Project Reality: Lessons from a Small-Scale Prototype
Real User Experience & Limitations
⚠️ Disclaimer: The demo webapp will be discontinued at some point in time as this is no longer an active project.
User Statistics
During the project’s brief active period: - Peak Users: ~5 concurrent users - Usage Pattern: drop-off after first session - Core Problem: Limited classical music database meant very limited target audience - Total User interactions: 57 at the time of writing this
The Critical Realization
After one specific request, users found no additional value in the system.

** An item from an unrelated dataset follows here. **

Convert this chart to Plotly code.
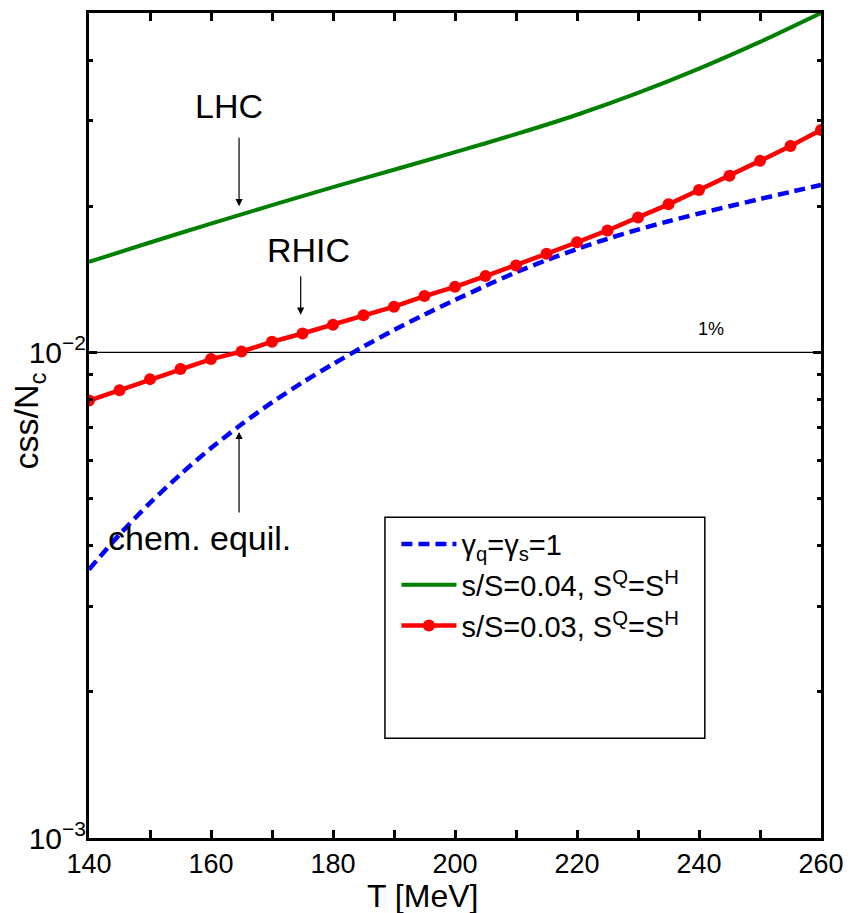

This revealed a fundamental flaw in my approach:
The Data Collection Problem: To create a truly useful micro-moment music discovery system, you need a dataset comparable to YouTube Music’s entire database. With only 2,847 classical pieces, the system couldn’t provide the diversity needed for sustained engagement.
Why I Stopped Working on This Project
The project was discontinued because:
- Scale Requirements: Effective micro-moment discovery requires YouTube Music-scale databases (millions of tracks)
- Data Collection: No feasible way to legally obtain and process the required audio volume
- Infrastructure Costs: The compute and storage requirements exceed individual project capabilities
- User Expectations: Modern users expect comprehensive music libraries, not classical-only demos
Lessons for Future Projects
What Worked
- Technical Implementation: The core audio segmentation and similarity search performed well
- User Interface: 10-second moment discovery proved intuitive and engaging
- Proof of Concept: Successfully demonstrated that micro-moment matching is technically feasible
What Didn’t Scale
- Data Acquisition: Underestimated the challenge of building comprehensive audio databases
- User Retention: Limited catalog meant users quickly hit the “bottom” of recommendations
- Business Model: No clear path to monetization without massive content licensing deals
Key Takeaway
Some innovations require infrastructure that only large companies can provide. The micro-moment music discovery concept remains valid, but executing it requires resources that individual developers cannot realistically access.
This was a valuable lesson in understanding the difference between technically feasible and practically viable in product development.